I am not sure I understand this suggestion... If I make the index on all
the columns, I would need to specify all the (leftmost) values in the
search criteria to be able to use it, right?
For example, suppose, I have an index on (a,b,c) - then
select * from foo where a=bar and b=bar will work, but
select * from foo where b=bar and c=bar will not...

That's exactly my problem - I need to be able to search by any
combination of the values - (a),(b),(c),(ab),(ac),(bc),(abc)
... only I have 15 of them - too many combinations to consider buidling
indexes for any of them :-(



Re: Btree index extension question

От
Дата:

On Fri, 15 Mar 2002, Dmitry Tkach wrote:

> fcanedo@hotpop.com wrote:
>
> >
> >If postgresql does bitwise operations, then you can use that instead of
> >defining new operators. Just construct a number for all the columns that
> >need to be true and do a bitwise 'and' with the stored value. (eg. (7 &
> >stored_val) = 7)
> >
>
> Yeah... The thing is that I want to be able to the index. And to use the
> index, I need BOOLEAN
> operators (this seems to be the LEAST of my problems,but anyway) - so, I
> have to define 'wrappers' around the standard bitwise operations - e.g.
> a <<= b   ---> a & b = a;


Ok, let's see whether we understand each other:

1. Make a column that contains the bitstring of your 15 boolean
columns. Let's call it bitstring.
2. bitstring is calculated on each insert or update by a trigger.
3. Make an index on bitstring.
4. Make a query to find the records that have a1, a2 and a3 set to true,
like so:

SELECT * FROM table where (bitstring & 7) = 7;

Will this not give you the correct answer and use the index on bitstring?

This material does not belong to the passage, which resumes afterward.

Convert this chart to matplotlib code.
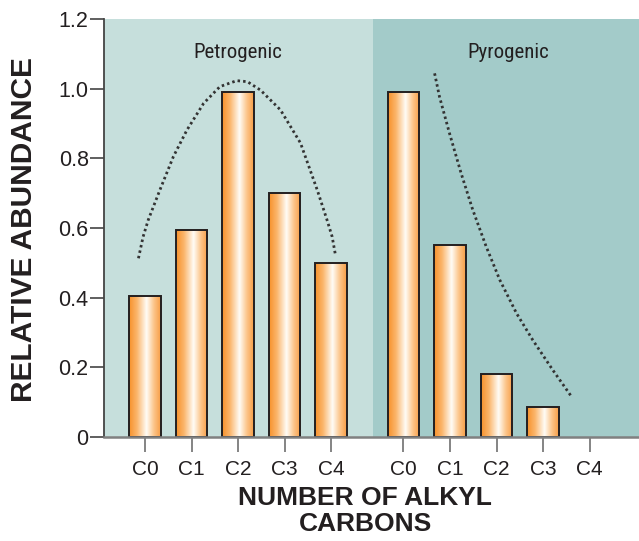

Re: Btree index extension question

От
Dmitry Tkach
Дата:
>
>
>
>SELECT * FROM table where (bitstring & 7) = 7;
>
>Will this not give you the correct answer and use the index on bitstring?
>
Yes, and know... (Yes, it will give th ecorrect answer, and NO it will
not use the index).
The thing is, that it will only use a (btree) index for one of the
'comparison' operators
(<=, <, =, >, >=), that compare the value in the table with the query
parameter - so,
bitstring = 7, or bitstring < 7 etc... will work, but
'do_something_to_bitstring = 7' will not (I mean, it will, but it won't
use the index).

So, the idea is to redefine those comparison operators for the index, so
that I could use one of them fopr my purpose - for example (as I
mentioned in the original message), I was trying to define a '<<='
("less or equals") operator as a <<= b iff a & b = a.
My problem is that (as far as I understand) the way I am doing it will
not work (my set of operators doesn't define a strict ordering, so that
not any pair of values is comparable) :-(

And what I am looking for is either a suggestion of how this strict
ordering can be defined, or a description of what exactly the btree
needs to work (I suspect, that completely strict ordering is not really
necesssary, and that I could get away with some kind of a partial order,
if I new exactly what the btree stuff is looking for)...

Dima





Re: Btree index extension question

От
Дата:

On Fri, 15 Mar 2002, Dmitry Tkach wrote:

...
> Yes, and know... (Yes, it will give th ecorrect answer, and NO it will
> not use the index).
> The thing is, that it will only use a (btree) index for one of the
> 'comparison' operators
> (<=, <, =, >, >=), that compare the value in the table with the query
> parameter - so,
> bitstring = 7, or bitstring < 7 etc... will work, but
> 'do_something_to_bitstring = 7' will not (I mean, it will, but it won't
> use the index).


Okay, I'm recovering from my encounter with the stupid stick.

I understand this:
1. You want to use a btree index because presumably it's faster than a
normal index.
2. A btree index is a binary tree index that uses the order of values to
find an answer quickly.
3. In your case for instance: a value of 10 should produce a resultset
with bitstrings of 10, 11, 14, 26, ...

So yeah, since 12 and 13 are > 10, normal equality operators won't work.

If a solution were to be found, I think it should base the ordering on
the bits from least significant bit to most significant. So, for 1st bit
go left in the tree for a 0 and right for a 1 and same for next bit.
But no, this won't work since you don't care about the other boolean
columns, solong as the ones your looking for are true! To clarify, if you
don't care about the first column/bit, values from both the left and the
right parts of the binary tree can be valid.

Wild guess: base the ordering on the number of bits and then try to
narrow it down in the select with an equal operator.

SELECT * FROM TABLE
WHERE bitstring > 7
AND bitstring = 7;

Wouldn't know how to get this to work though! :(


Oracle has a special index type for just this case. I think they call
them bitmap indexes.





Re: Btree index extension question

От
Dmitry Tkach
Дата:
fcanedo@hotpop.com wrote:

>
>
>I understand this:
>1. You want to use a btree index because presumably it's faster than a
>normal index.
>
Ahhh.. What do you mean by 'normal index'?
I have two reasons to use btree:
- It is simpler to implement;
- It can be used in combination with other columns (these 15 boolean
flags is not the only stuff I need to search by, so, I am going to have
to run queries like '... where flags & 33 = 33 and foo=bar'' - to do
that, I would need an index on (flags 'bit_ops', foo), where bit_ops is
my special set of operations I am looking to define). If I am not using
btree for the flags, I would then have to define the whole indexing
strategy for all my columns, and I am really hoping to be able to avoid
having to do that.

>
>2. A btree index is a binary tree index that uses the order of values to
>find an answer quickly.
>
Yep.

>
>3. In your case for instance: a value of 10 should produce a resultset
>with bitstrings of 10, 11, 14, 26, ...
>
Yep.

>
>Wouldn't know how to get this to work though! :(
>

Yeah... me neither :-(
I am about to give up on this (hate to do that!)...

I was trying to make use of a GiST index now, but having some problems
with that too :-(
Could you please look at the next message I am about to post in a few
minutes (about debugging C functions)? Perhaps, you would have some
helpful ideas there?

Thanks!


Dima